* _Exercise requirements_
Include the line containing "return (H - B" and all lines before it, repeated exactly from the listing below, without pictures.

* _Dataset excerpt_
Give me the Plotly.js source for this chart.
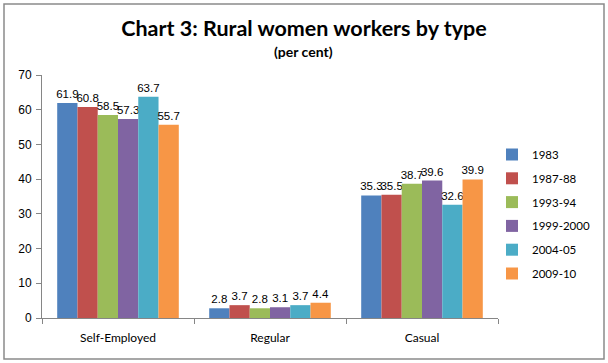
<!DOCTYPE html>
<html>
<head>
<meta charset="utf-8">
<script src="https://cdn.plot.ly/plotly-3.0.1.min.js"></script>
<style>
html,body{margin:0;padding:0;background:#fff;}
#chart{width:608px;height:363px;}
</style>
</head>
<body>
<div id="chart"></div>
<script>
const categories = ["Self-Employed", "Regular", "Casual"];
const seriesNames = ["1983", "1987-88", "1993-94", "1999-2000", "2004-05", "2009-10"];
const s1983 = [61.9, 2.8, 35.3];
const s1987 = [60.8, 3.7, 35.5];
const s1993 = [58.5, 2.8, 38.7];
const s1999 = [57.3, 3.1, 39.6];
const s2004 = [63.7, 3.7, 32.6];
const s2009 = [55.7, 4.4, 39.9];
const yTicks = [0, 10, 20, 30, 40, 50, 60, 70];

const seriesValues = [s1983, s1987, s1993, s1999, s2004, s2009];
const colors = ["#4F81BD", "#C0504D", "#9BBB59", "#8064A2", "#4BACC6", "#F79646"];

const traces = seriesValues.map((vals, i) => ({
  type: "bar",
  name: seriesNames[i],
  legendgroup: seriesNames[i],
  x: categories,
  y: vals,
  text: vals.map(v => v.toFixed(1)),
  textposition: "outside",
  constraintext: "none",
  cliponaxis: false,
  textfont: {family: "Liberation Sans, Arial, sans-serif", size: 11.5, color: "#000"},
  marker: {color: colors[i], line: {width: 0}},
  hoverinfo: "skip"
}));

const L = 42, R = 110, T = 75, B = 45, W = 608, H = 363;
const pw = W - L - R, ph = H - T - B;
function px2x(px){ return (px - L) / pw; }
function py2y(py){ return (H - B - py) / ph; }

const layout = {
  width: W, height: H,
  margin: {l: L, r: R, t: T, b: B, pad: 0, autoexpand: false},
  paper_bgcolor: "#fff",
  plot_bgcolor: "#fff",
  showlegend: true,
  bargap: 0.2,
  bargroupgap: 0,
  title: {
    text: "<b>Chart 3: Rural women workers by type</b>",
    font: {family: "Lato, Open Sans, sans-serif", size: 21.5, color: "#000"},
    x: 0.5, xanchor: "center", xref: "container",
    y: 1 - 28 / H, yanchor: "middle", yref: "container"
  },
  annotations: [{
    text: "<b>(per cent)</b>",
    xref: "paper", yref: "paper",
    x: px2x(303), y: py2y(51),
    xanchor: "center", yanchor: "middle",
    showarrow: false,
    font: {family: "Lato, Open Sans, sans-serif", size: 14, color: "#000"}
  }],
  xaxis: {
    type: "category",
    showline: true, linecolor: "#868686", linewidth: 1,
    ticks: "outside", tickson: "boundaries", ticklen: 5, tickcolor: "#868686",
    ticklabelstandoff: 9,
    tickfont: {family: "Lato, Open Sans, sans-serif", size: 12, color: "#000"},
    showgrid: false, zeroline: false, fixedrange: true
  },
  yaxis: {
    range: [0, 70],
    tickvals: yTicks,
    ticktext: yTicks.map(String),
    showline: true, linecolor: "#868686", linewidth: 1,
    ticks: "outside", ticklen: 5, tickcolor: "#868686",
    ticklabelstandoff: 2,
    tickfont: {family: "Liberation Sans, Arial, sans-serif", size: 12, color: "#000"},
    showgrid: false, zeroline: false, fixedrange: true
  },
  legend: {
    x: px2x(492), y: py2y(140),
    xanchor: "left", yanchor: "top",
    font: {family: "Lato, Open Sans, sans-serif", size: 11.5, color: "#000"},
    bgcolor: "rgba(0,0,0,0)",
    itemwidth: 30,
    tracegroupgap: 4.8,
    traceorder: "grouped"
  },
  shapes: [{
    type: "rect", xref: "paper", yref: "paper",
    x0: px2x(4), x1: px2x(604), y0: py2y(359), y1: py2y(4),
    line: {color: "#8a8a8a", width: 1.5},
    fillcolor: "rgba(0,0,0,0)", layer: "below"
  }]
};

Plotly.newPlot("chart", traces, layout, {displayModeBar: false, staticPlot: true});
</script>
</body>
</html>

* _Exercise solution_
Give me the Plotly.js source for this chart.
<!DOCTYPE html>
<html>
<head>
<meta charset="utf-8">
<script src="https://cdn.plot.ly/plotly-3.0.1.min.js"></script>
<style>
html,body{margin:0;padding:0;background:#fff;}
#chart{width:608px;height:363px;}
</style>
</head>
<body>
<div id="chart"></div>
<script>
const categories = ["Self-Employed", "Regular", "Casual"];
const seriesNames = ["1983", "1987-88", "1993-94", "1999-2000", "2004-05", "2009-10"];
const s1983 = [61.9, 2.8, 35.3];
const s1987 = [60.8, 3.7, 35.5];
const s1993 = [58.5, 2.8, 38.7];
const s1999 = [57.3, 3.1, 39.6];
const s2004 = [63.7, 3.7, 32.6];
const s2009 = [55.7, 4.4, 39.9];
const yTicks = [0, 10, 20, 30, 40, 50, 60, 70];

const seriesValues = [s1983, s1987, s1993, s1999, s2004, s2009];
const colors = ["#4F81BD", "#C0504D", "#9BBB59", "#8064A2", "#4BACC6", "#F79646"];

const traces = seriesValues.map((vals, i) => ({
  type: "bar",
  name: seriesNames[i],
  legendgroup: seriesNames[i],
  x: categories,
  y: vals,
  text: vals.map(v => v.toFixed(1)),
  textposition: "outside",
  constraintext: "none",
  cliponaxis: false,
  textfont: {family: "Liberation Sans, Arial, sans-serif", size: 11.5, color: "#000"},
  marker: {color: colors[i], line: {width: 0}},
  hoverinfo: "skip"
}));

const L = 42, R = 110, T = 75, B = 45, W = 608, H = 363;
const pw = W - L - R, ph = H - T - B;
function px2x(px){ return (px - L) / pw; }
function py2y(py){ return (H - B - py) / ph; }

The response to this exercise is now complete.